The light level above the Earth’s atmosphere, or on the Moon, is 10% higher than it is at ground level here. Even at the distances of the outer planets, where the light level is 99% or more lower, stars don’t show in the Voyager photographs unless they’re deliberately over-exposed to show them for navigational purposes (that was how the volcanic plumes on the edge of Io were discovered). Even now, that you can’t see the stars in the Apollo photographs is used as evidence that the footage has been faked – as if the NASA would have left them out if you really could see them. The makers of Moon Zero 2 were trying to make it as true to the Apollo 11 experience as possible, to the extent of starring a Neil Armstrong lookalike, and they did show the sky as jet black throughout. Unfortunately, when two of the characters climb out of a lunar mine shaft in the middle of night on the Farside, there still are no stars visible above them.
In explaining the basic facts about the Solar System, I often showed a montage of the planets showing their comparative sizes. Now and again I’d get the bright kid in the class who’d ask, “Can you really get all the planets in a straight line like that?” Indeed, the answer is no. The late Prof. Archie Roy, one of the world’s top astrodynamicists, confirmed that, showing that the Solar System has ‘statistical stability’, whereby at least one of the planets must always be on the far side of the Sun from the rest. They can sometimes appear to be in a straight line across the sky, seen from here, but a moment’s thought will reveal that if Mercury and Venus are in the line-up, then Mars, Jupiter and Saturn must be on the far side of the Sun from them, and they’re not actually forming a straight line of space. The line-up at the end of Fifth Element, where the planets are also in line with the Earth, Sun and Moon, could never happen in real life.

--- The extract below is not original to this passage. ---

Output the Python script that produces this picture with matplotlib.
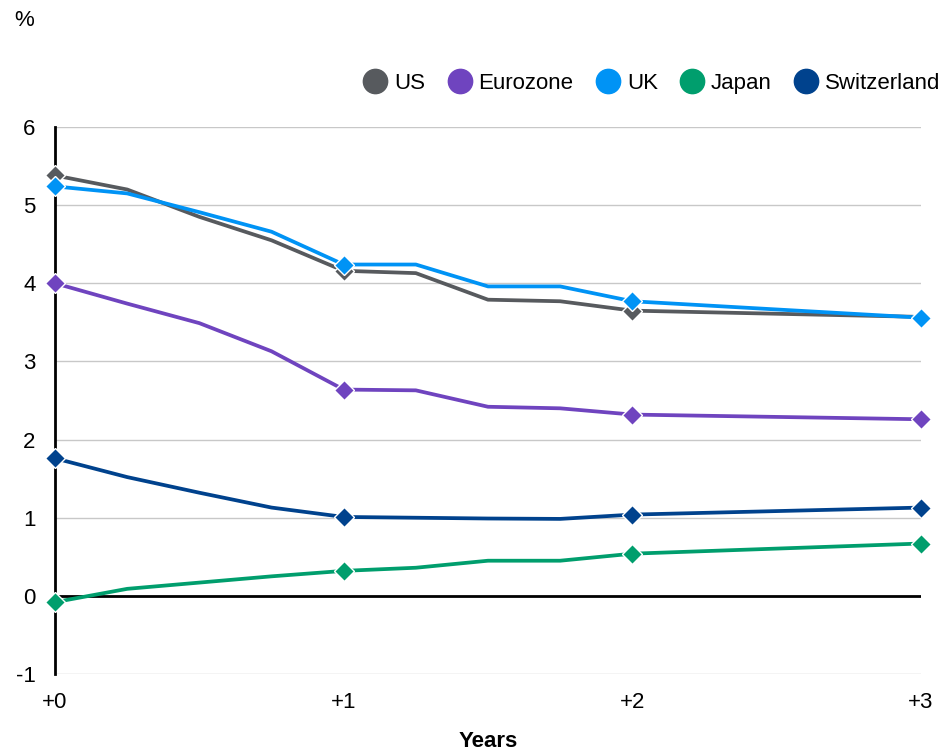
import matplotlib
matplotlib.use("Agg")
import matplotlib.pyplot as plt
from matplotlib.lines import Line2D

plt.rcParams["font.family"] = ["Liberation Sans", "DejaVu Sans"]
plt.rcParams["axes.unicode_minus"] = False

# years ahead, quarterly to +2 then a single point at +3
years = [0, 0.25, 0.5, 0.75, 1, 1.25, 1.5, 1.75, 2, 3]
us = [5.38, 5.20, 4.85, 4.55, 4.16, 4.13, 3.79, 3.77, 3.65, 3.57]
eurozone = [4.00, 3.74, 3.49, 3.13, 2.64, 2.63, 2.42, 2.40, 2.32, 2.26]
uk = [5.24, 5.15, 4.91, 4.66, 4.24, 4.24, 3.96, 3.96, 3.77, 3.56]
japan = [-0.08, 0.09, 0.17, 0.25, 0.32, 0.36, 0.45, 0.45, 0.54, 0.67]
switzerland = [1.76, 1.52, 1.32, 1.13, 1.01, 1.00, 0.99, 0.985, 1.04, 1.13]

marker_idx = [0, 4, 8, 9]
xticks = [0, 1, 2, 3]
xtick_labels = ["+0", "+1", "+2", "+3"]

series = [
    ("US", us, "#575A5E"),
    ("Eurozone", eurozone, "#6F44BF"),
    ("UK", uk, "#0093F5"),
    ("Japan", japan, "#009E6D"),
    ("Switzerland", switzerland, "#00428D"),
]

fig = plt.figure(figsize=(9.44, 7.51), dpi=100)
ax = fig.add_axes([0.0583, 0.1025, 0.9173, 0.7284])

for name, vals, color in series:
    ax.plot(years, vals, color=color, lw=2.7, marker="D", markersize=10,
            markevery=marker_idx, markeredgecolor="white", markeredgewidth=1,
            clip_on=False, zorder=3)

ax.set_xlim(0, 3)
ax.set_ylim(-1, 6)
ax.set_yticks(range(-1, 7))
ax.set_xticks(xticks)
ax.set_xticklabels(xtick_labels)
ax.grid(axis="y", color="#C8C8C8", lw=1)
ax.set_axisbelow(True)
ax.axhline(0, color="black", lw=2, zorder=2)
for s in ["top", "right", "bottom"]:
    ax.spines[s].set_visible(False)
ax.spines["left"].set_linewidth(2)
ax.spines["left"].set_zorder(2)
ax.tick_params(axis="both", length=0, labelsize=16)
ax.tick_params(axis="y", pad=14)
ax.tick_params(axis="x", pad=13)
ax.set_xlabel("Years", fontsize=16, fontweight="bold", labelpad=13)

fig.text(0.015, 0.973, "%", fontsize=16, va="center", ha="left")

handles = [Line2D([], [], ls="none", marker="o", markersize=17.5, color=c)
           for _, _, c in series]
fig.legend(handles, [n for n, _, _ in series], loc="center right",
           bbox_to_anchor=(1.013, 0.889), ncol=5, frameon=False, fontsize=16,
           handletextpad=0.3, columnspacing=1.0, handlelength=1.1,
           borderpad=0.2)

fig.savefig("out.png", dpi=100)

The same applies to the four major moons of Jupiter, whose resonant orbital periods would cause them to collide or be expelled from the planet, were it not that their mutual pulls on one another keep them from getting into exact lock. They can appear to form a straight line east or west of Jupiter, seen from here, but that’s only because some are on this side of the planet and some on the other – which brings us to the famous or notorious final sequence of 2001, a Space Odyssey.
At the start of that sequence, astronaut Dave Bowman leaves the Discovery in a pod spacecraft and flies towards a giant version of the black monoliths previously seen on Earth and on the Moon. As he approaches it against the backdrop of a crescent Jupiter, the four moons are seen beyond it, apparently in a straight line. For the reasons above, they can’t actually be in a straight line. Clarke and Kubrick might have chosen a configuration which looks as if they’re in line, to parallel the syzygy of Moon, Earth and Sun at the beginning of the film. But as the camera pans up the line of moons, they’re all in crescent phase: the first three with horns pointing downwards, the topmost one with horns pointing upwards – and yet there’s no Sun in between them.
It was Chris Boyce who pointed out that anomaly to me, and it’s not a mistake. It’s crucial to the understanding of what follows, although he and I disagreed on the precise interpretation. It’s unfortunate, though understandable, that Clarke chose to write a different version for the novel. A lot of people say they couldn’t understand the film until they read the book, but in that, Bowman travels through a physical star gate, and an interstellar transport system like a spatial version of Alvin’s underground journey in Clarke’s earlier novel The City and the Stars. At his destination he ends up in a reconstruction of a modern hotel room, subtly but significantly different from the palatial bedroom suite in the film, and in both, he then undergoes the mental transitions leading to his rebirth as the Star Child.
The importance of the missing Sun, in the film, is that what we’re seeing is in Bowman’s head, not in reality, even before the notorious red rectangle comes in from infinity and then, in the words of the late John Braithwaite, “the ice-creams start flying all the way from the screen to the back stalls”. As Clarke later wrote in Report on Planet Three, what follows ‘is not a collection of random images, some simple-minded critics to the contrary’ (one of whom dismissed it as ‘Blackpool Illuminations’). I’m not going to deconstruct it here, image by image, but it can be done, though I had to see the film three times to be sure I’d got it all. It helps if you’ve seen Ed Emshwiller’s art film Relativity, which was Kubrick’s inspiration for the sequence, and helps still more if you see 2001 in Cinerama, which gives you time to recognise the images before they go off the edges of the screen. In Cinemascope, they’re gone before you know it. As I read it, however, Bowman doesn’t go anywhere – and he’s still in the Solar System when he emerges from the transition to the Star Child at the end.
Turning away from deliberate mistakes, or what might be taken for mistakes, a last howler to mention occurred not actually in the film in question, but at the release. A number of big-name science-fiction writers were invited to the launch of the Charlton Heston Planet of the Apes (which is very different from the novel by Pierre Boulle, author of The Bridge over the River Kwai). In the question period at the end, the producers were asked why Heston and his crew don’t realise they’re on Earth when they recognise the Moon. A quick-thinking spokesman replied that although you don’t see it in the film, there’s a mist which covers the sky every night. One can just imagine the smiles of relief on the faces of the 20th Century Fox executives.
And from the front row came the voice of Isaac Asimov, saying, “Don’t you know that you can see the Moon in the daytime?”